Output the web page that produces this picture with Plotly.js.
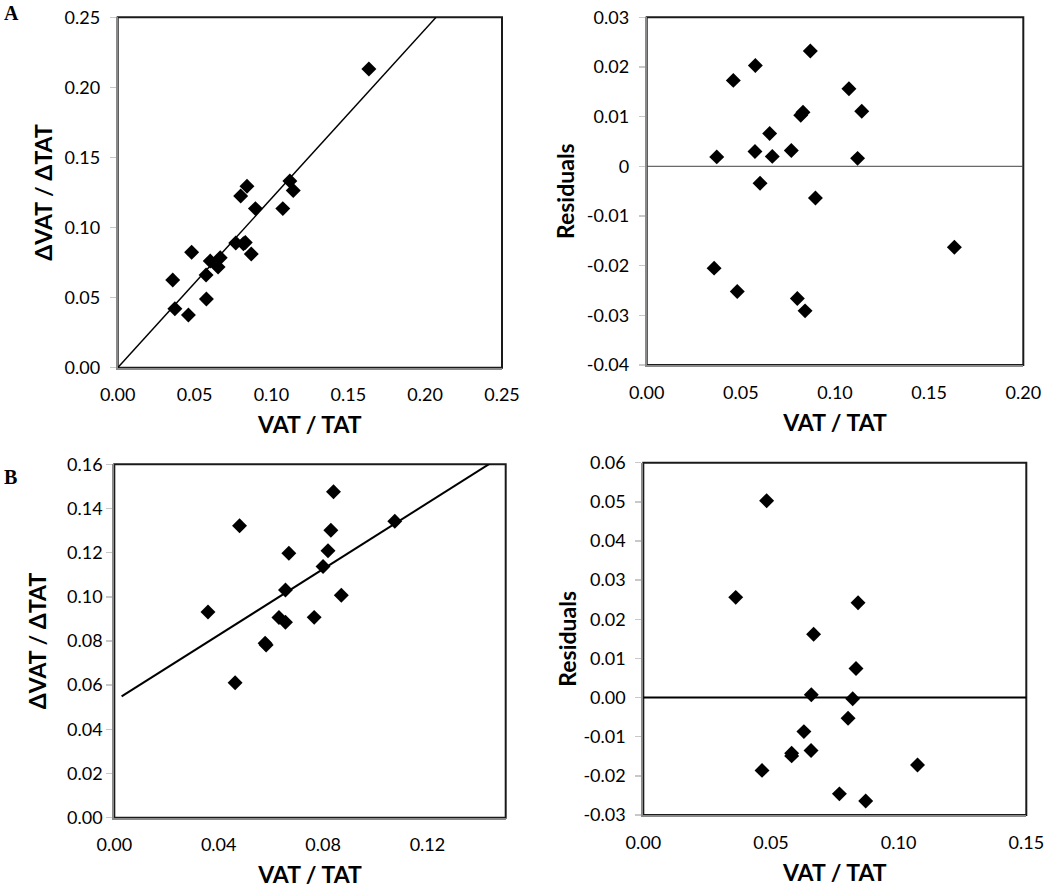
<!DOCTYPE html>
<html>
<head>
<meta charset="utf-8">
<script src="https://cdn.plot.ly/plotly-3.0.1.min.js"></script>
<style>
  body { margin: 0; background: #fff; }
  #myPlot { width: 1050px; height: 891px; }
</style>
</head>
<body>
<div id="myPlot"></div>
<script>
// panel A : VAT/TAT vs dVAT/dTAT, and residuals
var xA = [0.0358, 0.0372, 0.0460, 0.0481, 0.0575, 0.0577, 0.0602, 0.0653, 0.0667, 0.0768,
          0.0800, 0.0818, 0.0830, 0.0841, 0.0869, 0.0896, 0.1074, 0.1120, 0.1142, 0.1634];
var yA = [0.0626, 0.0421, 0.0376, 0.0823, 0.0661, 0.0490, 0.0761, 0.0718, 0.0785, 0.0890,
          0.1225, 0.0884, 0.0893, 0.1294, 0.0811, 0.1135, 0.1135, 0.1332, 0.1265, 0.2131];
var resA = [-0.0205, 0.0019, 0.0173, -0.0252, 0.0030, 0.0203, -0.0034, 0.0066, 0.0020, 0.0032,
            -0.0266, 0.0103, 0.0109, -0.0291, 0.0232, -0.0064, 0.0156, 0.0016, 0.0111, -0.0163];
var fitA = [1.207, 0];        // slope, intercept
var fitAx = [0, 0.2071];

// panel B
var xB = [0.0359, 0.0463, 0.0480, 0.0578, 0.0582, 0.0631, 0.0656, 0.0656, 0.0669, 0.0766,
          0.0800, 0.0819, 0.0830, 0.0840, 0.0870, 0.1075];
var yB = [0.0931, 0.0611, 0.1322, 0.0790, 0.0782, 0.0906, 0.1031, 0.0885, 0.1197, 0.0907,
          0.1137, 0.1209, 0.1301, 0.1476, 0.1007, 0.1342];
var resxB = [0.0362, 0.0465, 0.0483, 0.0581, 0.0581, 0.0629, 0.0658, 0.0657, 0.0667, 0.0768,
             0.0802, 0.0820, 0.0833, 0.0841, 0.0871, 0.1074];
var resB = [0.0256, -0.0186, 0.0503, -0.0142, -0.0149, -0.0087, 0.0007, -0.0135, 0.0162, -0.0246,
            -0.0053, -0.0003, 0.0074, 0.0242, -0.0264, -0.0172];
var fitB = [0.747, 0.0528];
var fitBx = [0.0028, 0.1442];

// tick labels
var ticksA1 = [0, 0.05, 0.10, 0.15, 0.20, 0.25];
var ticksA1txt = ["0.00", "0.05", "0.10", "0.15", "0.20", "0.25"];
var ticksA2x = [0, 0.05, 0.10, 0.15, 0.20];
var ticksA2xtxt = ["0.00", "0.05", "0.10", "0.15", "0.20"];
var ticksA2y = [-0.04, -0.03, -0.02, -0.01, 0, 0.01, 0.02, 0.03];
var ticksA2ytxt = ["-0.04", "-0.03", "-0.02", "-0.01", "0", "0.01", "0.02", "0.03"];
var ticksB1x = [0, 0.04, 0.08, 0.12];
var ticksB1xtxt = ["0.00", "0.04", "0.08", "0.12"];
var ticksB1y = [0, 0.02, 0.04, 0.06, 0.08, 0.10, 0.12, 0.14, 0.16];
var ticksB1ytxt = ["0.00", "0.02", "0.04", "0.06", "0.08", "0.10", "0.12", "0.14", "0.16"];
var ticksB2x = [0, 0.05, 0.10, 0.15];
var ticksB2xtxt = ["0.00", "0.05", "0.10", "0.15"];
var ticksB2y = [-0.03, -0.02, -0.01, 0, 0.01, 0.02, 0.03, 0.04, 0.05, 0.06];
var ticksB2ytxt = ["-0.03", "-0.02", "-0.01", "0.00", "0.01", "0.02", "0.03", "0.04", "0.05", "0.06"];

var W = 1050, H = 891;
function dx(a, b) { return [a / W, b / W]; }
function dy(top, bot) { return [1 - bot / H, 1 - top / H]; }

function line(fit, xs) {
  return xs.map(function (x) { return fit[1] + fit[0] * x; });
}

var mk = {symbol: "diamond", size: 11.5, color: "#000", line: {width: 0}};
var FONT = "Lato, 'Noto Sans', sans-serif";

var data = [
  {x: fitAx, y: line(fitA, fitAx), mode: "lines", line: {color: "#000", width: 1.5}, xaxis: "x", yaxis: "y"},
  {x: xA, y: yA, mode: "markers", marker: mk, xaxis: "x", yaxis: "y"},
  {x: xA, y: resA, mode: "markers", marker: mk, xaxis: "x2", yaxis: "y2"},
  {x: fitBx, y: line(fitB, fitBx), mode: "lines", line: {color: "#000", width: 2}, xaxis: "x3", yaxis: "y3"},
  {x: xB, y: yB, mode: "markers", marker: mk, xaxis: "x3", yaxis: "y3"},
  {x: resxB, y: resB, mode: "markers", marker: mk, xaxis: "x4", yaxis: "y4"}
];

function xax(dom, rng, tv, tt, anchor) {
  return {
    domain: dom, range: rng, anchor: anchor, tickvals: tv, ticktext: tt,
    showgrid: false, zeroline: false, showline: true, linecolor: "#8a8a8a", linewidth: 2,
    ticks: "", ticklabelstandoff: 10,
    tickfont: {family: FONT, size: 18, color: "#000"},
    title: {text: "VAT / TAT", font: {family: FONT, size: 23, color: "#000", weight: "bold"}, standoff: 13}
  };
}
function yax(dom, rng, tv, tt, anchor, title, so, tso) {
  return {
    domain: dom, range: rng, anchor: anchor, tickvals: tv, ticktext: tt,
    showgrid: false, zeroline: false, showline: true, linecolor: "#8a8a8a", linewidth: 2,
    ticks: "outside", ticklen: 6, tickcolor: "#c8c8c8", tickwidth: 1.5, ticklabelstandoff: so,
    tickfont: {family: FONT, size: 18, color: "#000"},
    title: {text: title, font: {family: FONT, size: 23, color: "#000", weight: "bold"}, standoff: tso}
  };
}

var layout = {
  width: W, height: H, showlegend: false,
  margin: {l: 0, r: 0, t: 0, b: 0},
  paper_bgcolor: "#fff", plot_bgcolor: "#fff",
  xaxis: xax(dx(117.7, 502), [0, 0.25], ticksA1, ticksA1txt, "y"),
  yaxis: yax(dy(17.3, 367.7), [0, 0.25], ticksA1, ticksA1txt, "x", "ΔVAT / ΔTAT", 6, 5),
  xaxis2: xax(dx(646.7, 1023.3), [0, 0.20], ticksA2x, ticksA2xtxt, "y2"),
  yaxis2: yax(dy(17.3, 365), [-0.04, 0.03], ticksA2y, ticksA2ytxt, "x2", "Residuals", 6, 6),
  xaxis3: xax(dx(114.3, 505.7), [0, 0.15], ticksB1x, ticksB1xtxt, "y3"),
  yaxis3: yax(dy(464.3, 817.7), [0, 0.16], ticksB1y, ticksB1ytxt, "x3", "ΔVAT / ΔTAT", 0, 14),
  xaxis4: xax(dx(643.3, 1026.3), [0, 0.15], ticksB2x, ticksB2xtxt, "y4"),
  yaxis4: yax(dy(462.7, 815), [-0.03, 0.06], ticksB2y, ticksB2ytxt, "x4", "Residuals", 6, 0),
  shapes: [],
  annotations: [
    {text: "A", xref: "paper", yref: "paper", x: 2 / W, y: 1 - 0 / H, xanchor: "left", yanchor: "top",
     showarrow: false, font: {family: "'Liberation Serif', 'Times New Roman', serif", size: 20, color: "#000", weight: "bold"}},
    {text: "B", xref: "paper", yref: "paper", x: 2 / W, y: 1 - 464 / H, xanchor: "left", yanchor: "top",
     showarrow: false, font: {family: "'Liberation Serif', 'Times New Roman', serif", size: 20, color: "#000", weight: "bold"}}
  ]
};

// plot-area border (top/right black) and zero lines of residual panels
[["x", "y"], ["x2", "y2"], ["x3", "y3"], ["x4", "y4"]].forEach(function (p) {
  layout.shapes.push({type: "rect", xref: p[0] + " domain", yref: p[1] + " domain", x0: 0, x1: 1, y0: 0, y1: 1,
                      line: {color: "#1a1a1a", width: 2}, layer: "below"});
});
layout.shapes.push({type: "line", xref: "x2 domain", yref: "y2", x0: 0, x1: 1, y0: 0, y1: 0,
                    line: {color: "#444", width: 1}, layer: "below"});
layout.shapes.push({type: "line", xref: "x4 domain", yref: "y4", x0: 0, x1: 1, y0: 0, y1: 0,
                    line: {color: "#000", width: 2}, layer: "below"});

Plotly.newPlot("myPlot", data, layout, {staticPlot: true});
</script>
</body>
</html>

▶ [Directions for this task]: Copy nothing but the lines from the top of the material through the line holding "var fitBx = [0.0028, 0.1442];", exactly as written; omit pictures.

▶ [Reply]:
Output the web page that produces this picture with Plotly.js.
<!DOCTYPE html>
<html>
<head>
<meta charset="utf-8">
<script src="https://cdn.plot.ly/plotly-3.0.1.min.js"></script>
<style>
  body { margin: 0; background: #fff; }
  #myPlot { width: 1050px; height: 891px; }
</style>
</head>
<body>
<div id="myPlot"></div>
<script>
// panel A : VAT/TAT vs dVAT/dTAT, and residuals
var xA = [0.0358, 0.0372, 0.0460, 0.0481, 0.0575, 0.0577, 0.0602, 0.0653, 0.0667, 0.0768,
          0.0800, 0.0818, 0.0830, 0.0841, 0.0869, 0.0896, 0.1074, 0.1120, 0.1142, 0.1634];
var yA = [0.0626, 0.0421, 0.0376, 0.0823, 0.0661, 0.0490, 0.0761, 0.0718, 0.0785, 0.0890,
          0.1225, 0.0884, 0.0893, 0.1294, 0.0811, 0.1135, 0.1135, 0.1332, 0.1265, 0.2131];
var resA = [-0.0205, 0.0019, 0.0173, -0.0252, 0.0030, 0.0203, -0.0034, 0.0066, 0.0020, 0.0032,
            -0.0266, 0.0103, 0.0109, -0.0291, 0.0232, -0.0064, 0.0156, 0.0016, 0.0111, -0.0163];
var fitA = [1.207, 0];        // slope, intercept
var fitAx = [0, 0.2071];

// panel B
var xB = [0.0359, 0.0463, 0.0480, 0.0578, 0.0582, 0.0631, 0.0656, 0.0656, 0.0669, 0.0766,
          0.0800, 0.0819, 0.0830, 0.0840, 0.0870, 0.1075];
var yB = [0.0931, 0.0611, 0.1322, 0.0790, 0.0782, 0.0906, 0.1031, 0.0885, 0.1197, 0.0907,
          0.1137, 0.1209, 0.1301, 0.1476, 0.1007, 0.1342];
var resxB = [0.0362, 0.0465, 0.0483, 0.0581, 0.0581, 0.0629, 0.0658, 0.0657, 0.0667, 0.0768,
             0.0802, 0.0820, 0.0833, 0.0841, 0.0871, 0.1074];
var resB = [0.0256, -0.0186, 0.0503, -0.0142, -0.0149, -0.0087, 0.0007, -0.0135, 0.0162, -0.0246,
            -0.0053, -0.0003, 0.0074, 0.0242, -0.0264, -0.0172];
var fitB = [0.747, 0.0528];
var fitBx = [0.0028, 0.1442];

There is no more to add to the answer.